[Task details]: Each line below must be set down exactly; omit any image you find.

# # # # #

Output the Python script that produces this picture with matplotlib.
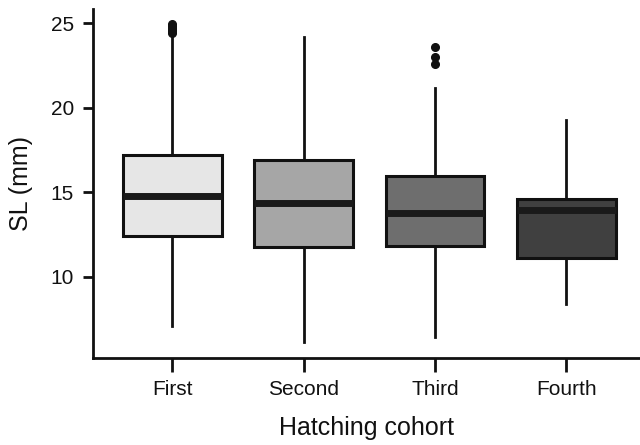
import matplotlib
matplotlib.use("Agg")
import matplotlib.pyplot as plt

plt.rcParams['font.family'] = ['Liberation Sans', 'DejaVu Sans']

cohorts = ["First", "Second", "Third", "Fourth"]
whisker_low = [7.08, 6.18, 6.43, 8.43]
q1 = [12.41, 11.76, 11.82, 11.15]
median = [14.80, 14.39, 13.78, 13.94]
q3 = [17.24, 16.94, 15.96, 14.62]
whisker_high = [24.50, 24.21, 21.20, 19.27]
outliers = [
    [24.45, 24.55, 24.65, 24.75, 24.85, 24.95],
    [],
    [22.62, 23.01, 23.58],
    [],
]
fills = ["#e6e6e6", "#a6a6a6", "#6e6e6e", "#404040"]

stats = []
for i, name in enumerate(cohorts):
    stats.append(dict(label=name, whislo=whisker_low[i], q1=q1[i], med=median[i],
                      q3=q3[i], whishi=whisker_high[i], fliers=outliers[i]))

fig = plt.figure(figsize=(6.4, 4.45), dpi=100)
ax = fig.add_axes([0.146, 0.196, 0.854, 0.784])

bp = ax.bxp(stats, positions=range(1, 5), widths=0.75, patch_artist=True,
            showcaps=False,
            boxprops=dict(linewidth=2.2, edgecolor="#111111"),
            medianprops=dict(linewidth=5, color="#1a1a1a", solid_capstyle="butt"),
            whiskerprops=dict(linewidth=2, color="#111111"),
            flierprops=dict(marker="o", markersize=5.5, markerfacecolor="#111111",
                            markeredgecolor="#111111"))
for patch, c in zip(bp["boxes"], fills):
    patch.set_facecolor(c)

ax.set_xlim(0.4, 4.56)
ax.set_ylim(5.22, 25.86)
ax.set_yticks([10, 15, 20, 25])
ax.set_xticks(range(1, 5))
ax.set_xticklabels(cohorts)

for s in ["top", "right"]:
    ax.spines[s].set_visible(False)
for s in ["left", "bottom"]:
    ax.spines[s].set_linewidth(2)
    ax.spines[s].set_color("#111111")

ax.tick_params(axis="y", length=7.5, width=2, labelsize=15, pad=6.5, colors="#111111")
ax.tick_params(axis="x", length=10, width=2, labelsize=15, pad=6, colors="#111111")
ax.set_ylabel("SL (mm)", fontsize=18, labelpad=13, color="#111111")
ax.set_xlabel("Hatching cohort", fontsize=18, labelpad=12, color="#111111")

fig.savefig("out.png", dpi=100)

# # # # #

[Task answer]:
Output the Python script that produces this picture with matplotlib.
import matplotlib
matplotlib.use("Agg")
import matplotlib.pyplot as plt

plt.rcParams['font.family'] = ['Liberation Sans', 'DejaVu Sans']

cohorts = ["First", "Second", "Third", "Fourth"]
whisker_low = [7.08, 6.18, 6.43, 8.43]
q1 = [12.41, 11.76, 11.82, 11.15]
median = [14.80, 14.39, 13.78, 13.94]
q3 = [17.24, 16.94, 15.96, 14.62]
whisker_high = [24.50, 24.21, 21.20, 19.27]
outliers = [
    [24.45, 24.55, 24.65, 24.75, 24.85, 24.95],
    [],
    [22.62, 23.01, 23.58],
    [],
]
fills = ["#e6e6e6", "#a6a6a6", "#6e6e6e", "#404040"]

stats = []
for i, name in enumerate(cohorts):
    stats.append(dict(label=name, whislo=whisker_low[i], q1=q1[i], med=median[i],
                      q3=q3[i], whishi=whisker_high[i], fliers=outliers[i]))

fig = plt.figure(figsize=(6.4, 4.45), dpi=100)
ax = fig.add_axes([0.146, 0.196, 0.854, 0.784])

bp = ax.bxp(stats, positions=range(1, 5), widths=0.75, patch_artist=True,
            showcaps=False,
            boxprops=dict(linewidth=2.2, edgecolor="#111111"),
            medianprops=dict(linewidth=5, color="#1a1a1a", solid_capstyle="butt"),
            whiskerprops=dict(linewidth=2, color="#111111"),
            flierprops=dict(marker="o", markersize=5.5, markerfacecolor="#111111",
                            markeredgecolor="#111111"))
for patch, c in zip(bp["boxes"], fills):
    patch.set_facecolor(c)

ax.set_xlim(0.4, 4.56)
ax.set_ylim(5.22, 25.86)
ax.set_yticks([10, 15, 20, 25])
ax.set_xticks(range(1, 5))
ax.set_xticklabels(cohorts)

for s in ["top", "right"]:
    ax.spines[s].set_visible(False)
for s in ["left", "bottom"]:
    ax.spines[s].set_linewidth(2)
    ax.spines[s].set_color("#111111")

ax.tick_params(axis="y", length=7.5, width=2, labelsize=15, pad=6.5, colors="#111111")
ax.tick_params(axis="x", length=10, width=2, labelsize=15, pad=6, colors="#111111")
ax.set_ylabel("SL (mm)", fontsize=18, labelpad=13, color="#111111")
ax.set_xlabel("Hatching cohort", fontsize=18, labelpad=12, color="#111111")

fig.savefig("out.png", dpi=100)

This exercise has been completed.